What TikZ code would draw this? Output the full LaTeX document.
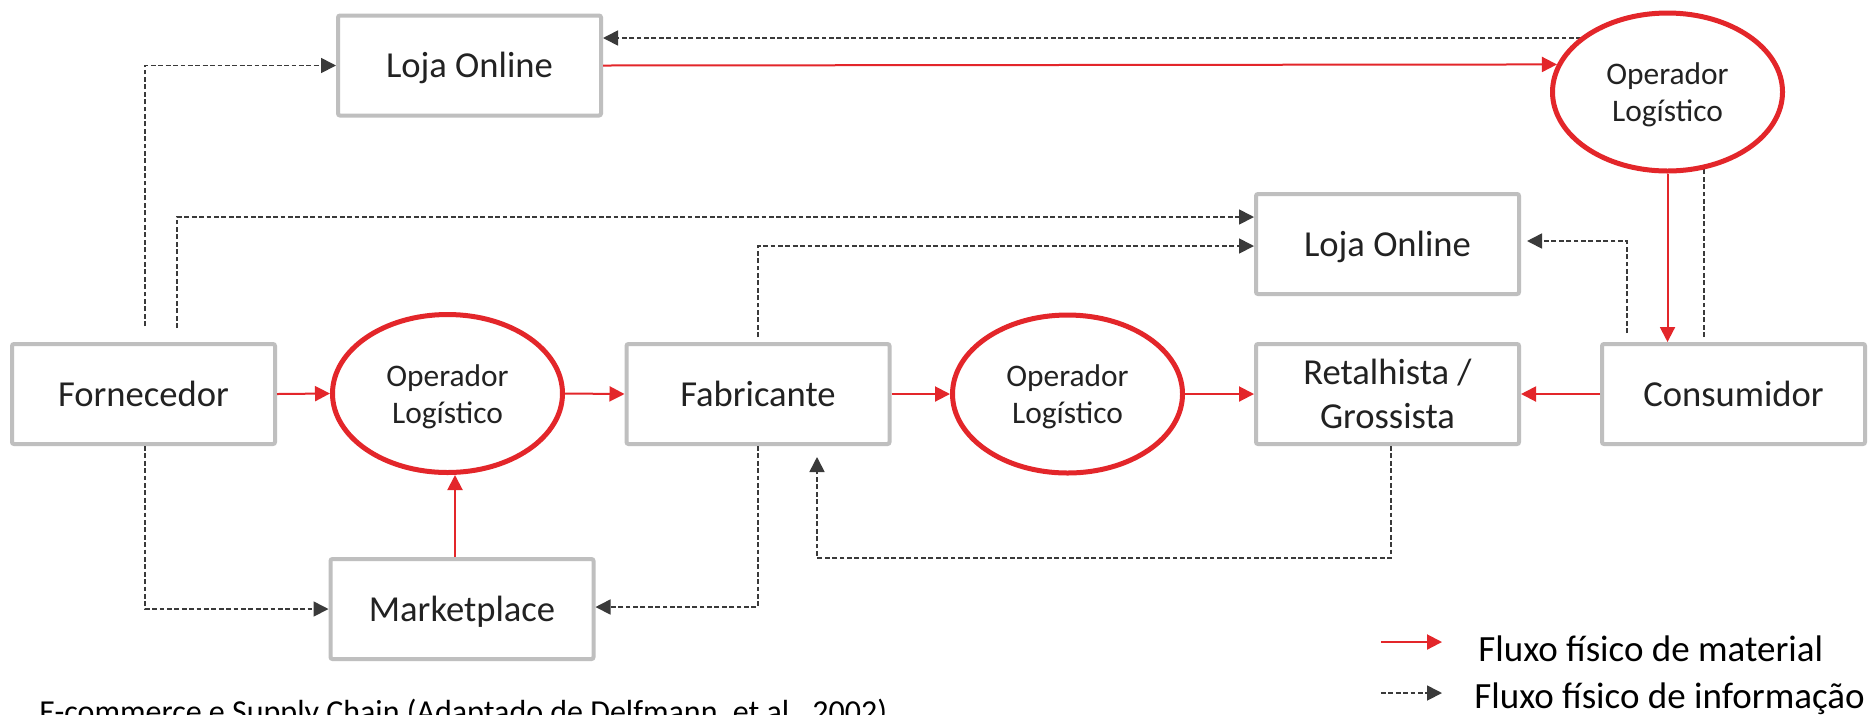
\documentclass[tikz,border=0pt]{standalone}
\usepackage{fontspec}
\setmainfont{Carlito}
\usetikzlibrary{shapes.geometric,arrows.meta}
\definecolor{boxgray}{HTML}{BFBFBF}
\definecolor{flowred}{HTML}{E3262A}
\definecolor{infogray}{HTML}{3A3A3A}
\definecolor{txt}{HTML}{222222}
% two centred lines; the first baseline sits 3.75pt above the node centre
\newcommand{\oplines}[2]{\raisebox{3.75pt}[0pt][0pt]{\begin{tabular}[t]{@{}c@{}}#1\\#2\end{tabular}}}
\begin{document}
\begin{tikzpicture}[x=0.5pt,y=-0.5pt,
  stagebox/.style={draw=boxgray,line width=2pt,fill=white,rounded corners=1pt,
    minimum width=131.5pt,minimum height=50pt,inner sep=0pt,align=center,
    text=txt,font=\fontsize{18.3}{22}\selectfont},
  oneline/.style={text height=12pt,text depth=0pt},
  oplog/.style={ellipse,draw=flowred,line width=2.5pt,fill=white,
    minimum width=115pt,minimum height=79pt,inner sep=0pt,
    text=txt,font=\fontsize{15.7}{18.5}\selectfont},
  material/.style={draw=flowred,line width=1pt,-{Triangle[length=7.5pt,width=7.5pt]}},
  info/.style={draw=infogray,line width=0.85pt,dash pattern=on 2.4pt off 1.3pt,
    -{Triangle[length=7.5pt,width=7.5pt,fill=infogray]}},
  legendtext/.style={anchor=base west,inner sep=0pt,text=black,
    font=\fontsize{18.5}{22}\selectfont},
  captiontext/.style={anchor=base west,inner sep=0pt,text=black,
    font=\fontsize{16}{19}\selectfont}]
\clip (0,0) rectangle (1871,714);
\fill[white] (0,0) rectangle (1871,714);

% stages of the chain
\node[stagebox,oneline] (loja1) at (469.5,65.5) {Loja Online};
\node[stagebox,oneline] (loja2) at (1387.5,244) {Loja Online};
\node[stagebox,oneline] (forn) at (143.5,394) {Fornecedor};
\node[stagebox,oneline] (fab) at (758,394) {Fabricante};
\node[stagebox] (ret) at (1387.5,394) {Retalhista /\\Grossista};
\node[stagebox,oneline] (cons) at (1733.5,394) {Consumidor};
\node[stagebox,oneline] (mkt) at (462,609) {Marketplace};

% information from the consumer to the first online shop, passing behind the operator
\draw[info] ([xshift=-14.75pt,yshift=2.5pt]cons.north) |- ([yshift=13.75pt]loja1.east);

% logistics operators
\node[oplog] (ell1) at (447.5,393.5) {\oplines{Operador}{Logístico}};
\node[oplog] (ell2) at (1067.5,394) {\oplines{Operador}{Logístico}};
\node[oplog] (ell3) at (1667.5,92) {\oplines{Operador}{Logístico}};

% material flows
\draw[material] (forn.east) -- (ell1.west);
\draw[material] (ell1.east) -- (fab.west);
\draw[material] (fab.east) -- (ell2.west);
\draw[material] (ell2.east) -- (ret.west);
\draw[material] (cons.west) -- (ret.east);
\draw[material] ([xshift=-3.5pt]mkt.north) -- ([xshift=3.75pt]ell1.south);
\draw[material] (loja1.east) -- (ell3.166);
\draw[material] (ell3.south) -- (ell3.south |- cons.north);

% information flows
\draw[info] ([xshift=0.75pt,yshift=8pt]forn.north) |- (loja1.west);
\draw[info] ([xshift=16.75pt,yshift=7pt]forn.north) |- ([yshift=13.5pt]loja2.west);
\draw[info] ([yshift=2.5pt]fab.north) |- ([yshift=-1pt]loja2.west);
\draw[info] ([xshift=0.75pt]forn.south) |- (mkt.west);
\draw[info] (fab.south) |- ([yshift=1pt]mkt.east);
\draw[info] ([xshift=1.75pt]ret.south) |- ([xshift=29.5pt,yshift=-56pt]fab.south)
  -- ([xshift=29.5pt,yshift=-5.5pt]fab.south);
\draw[info,shorten >=3pt] ([xshift=-53.25pt,yshift=4.5pt]cons.north) |- ([yshift=1.5pt]loja2.east);

% legend
\coordinate (lgA1) at (1381,642);
\coordinate (lgA2) at (1442,642);
\coordinate (lgB1) at (1381,693);
\coordinate (lgB2) at (1442,693);
\draw[material] (lgA1) -- (lgA2);
\draw[info] (lgB1) -- (lgB2);
\node[legendtext] (lgAt) at (1478,661) {Fluxo físico de material};
\node[legendtext] (lgBt) at (1474,708) {Fluxo físico de informação};

% caption
\node[captiontext] (cap) at (39,722.5) {E-commerce e Supply Chain (Adaptado de Delfmann, et al., 2002)};
\end{tikzpicture}
\end{document}
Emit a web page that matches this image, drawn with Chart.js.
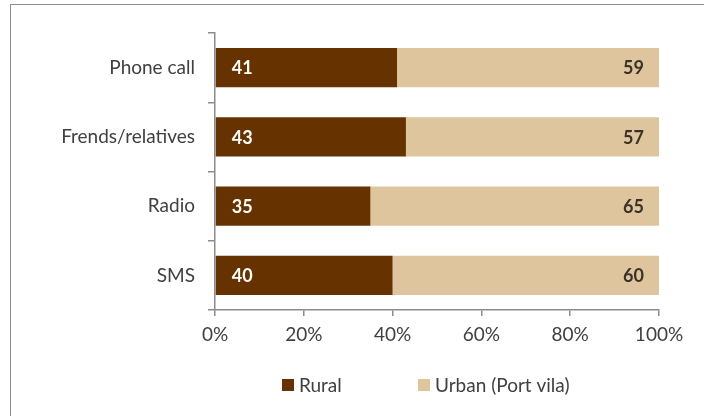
-----
**TASK TO CARRY OUT:**
Will you set down the records word for word while leaving out every picture?

**REPLY TO THE TASK:**
What TikZ code would draw this? Output the full LaTeX document.
\documentclass[tikz,border=0pt]{standalone}
\usepackage{fontspec}
\setmainfont{Carlito}
\usetikzlibrary{shapes.geometric,arrows.meta}
\definecolor{boxgray}{HTML}{BFBFBF}
\definecolor{flowred}{HTML}{E3262A}
\definecolor{infogray}{HTML}{3A3A3A}
\definecolor{txt}{HTML}{222222}
% two centred lines; the first baseline sits 3.75pt above the node centre
\newcommand{\oplines}[2]{\raisebox{3.75pt}[0pt][0pt]{\begin{tabular}[t]{@{}c@{}}#1\\#2\end{tabular}}}
\begin{document}
\begin{tikzpicture}[x=0.5pt,y=-0.5pt,
  stagebox/.style={draw=boxgray,line width=2pt,fill=white,rounded corners=1pt,
    minimum width=131.5pt,minimum height=50pt,inner sep=0pt,align=center,
    text=txt,font=\fontsize{18.3}{22}\selectfont},
  oneline/.style={text height=12pt,text depth=0pt},
  oplog/.style={ellipse,draw=flowred,line width=2.5pt,fill=white,
    minimum width=115pt,minimum height=79pt,inner sep=0pt,
    text=txt,font=\fontsize{15.7}{18.5}\selectfont},
  material/.style={draw=flowred,line width=1pt,-{Triangle[length=7.5pt,width=7.5pt]}},
  info/.style={draw=infogray,line width=0.85pt,dash pattern=on 2.4pt off 1.3pt,
    -{Triangle[length=7.5pt,width=7.5pt,fill=infogray]}},
  legendtext/.style={anchor=base west,inner sep=0pt,text=black,
    font=\fontsize{18.5}{22}\selectfont},
  captiontext/.style={anchor=base west,inner sep=0pt,text=black,
    font=\fontsize{16}{19}\selectfont}]
\clip (0,0) rectangle (1871,714);
\fill[white] (0,0) rectangle (1871,714);

% stages of the chain
\node[stagebox,oneline] (loja1) at (469.5,65.5) {Loja Online};
\node[stagebox,oneline] (loja2) at (1387.5,244) {Loja Online};
\node[stagebox,oneline] (forn) at (143.5,394) {Fornecedor};
\node[stagebox,oneline] (fab) at (758,394) {Fabricante};
\node[stagebox] (ret) at (1387.5,394) {Retalhista /\\Grossista};
\node[stagebox,oneline] (cons) at (1733.5,394) {Consumidor};
\node[stagebox,oneline] (mkt) at (462,609) {Marketplace};

% information from the consumer to the first online shop, passing behind the operator
\draw[info] ([xshift=-14.75pt,yshift=2.5pt]cons.north) |- ([yshift=13.75pt]loja1.east);

% logistics operators
\node[oplog] (ell1) at (447.5,393.5) {\oplines{Operador}{Logístico}};
\node[oplog] (ell2) at (1067.5,394) {\oplines{Operador}{Logístico}};
\node[oplog] (ell3) at (1667.5,92) {\oplines{Operador}{Logístico}};

% material flows
\draw[material] (forn.east) -- (ell1.west);
\draw[material] (ell1.east) -- (fab.west);
\draw[material] (fab.east) -- (ell2.west);
\draw[material] (ell2.east) -- (ret.west);
\draw[material] (cons.west) -- (ret.east);
\draw[material] ([xshift=-3.5pt]mkt.north) -- ([xshift=3.75pt]ell1.south);
\draw[material] (loja1.east) -- (ell3.166);
\draw[material] (ell3.south) -- (ell3.south |- cons.north);

% information flows
\draw[info] ([xshift=0.75pt,yshift=8pt]forn.north) |- (loja1.west);
\draw[info] ([xshift=16.75pt,yshift=7pt]forn.north) |- ([yshift=13.5pt]loja2.west);
\draw[info] ([yshift=2.5pt]fab.north) |- ([yshift=-1pt]loja2.west);
\draw[info] ([xshift=0.75pt]forn.south) |- (mkt.west);
\draw[info] (fab.south) |- ([yshift=1pt]mkt.east);
\draw[info] ([xshift=1.75pt]ret.south) |- ([xshift=29.5pt,yshift=-56pt]fab.south)
  -- ([xshift=29.5pt,yshift=-5.5pt]fab.south);
\draw[info,shorten >=3pt] ([xshift=-53.25pt,yshift=4.5pt]cons.north) |- ([yshift=1.5pt]loja2.east);

% legend
\coordinate (lgA1) at (1381,642);
\coordinate (lgA2) at (1442,642);
\coordinate (lgB1) at (1381,693);
\coordinate (lgB2) at (1442,693);
\draw[material] (lgA1) -- (lgA2);
\draw[info] (lgB1) -- (lgB2);
\node[legendtext] (lgAt) at (1478,661) {Fluxo físico de material};
\node[legendtext] (lgBt) at (1474,708) {Fluxo físico de informação};

% caption
\node[captiontext] (cap) at (39,722.5) {E-commerce e Supply Chain (Adaptado de Delfmann, et al., 2002)};
\end{tikzpicture}
\end{document}
Emit a web page that matches this image, drawn with Chart.js.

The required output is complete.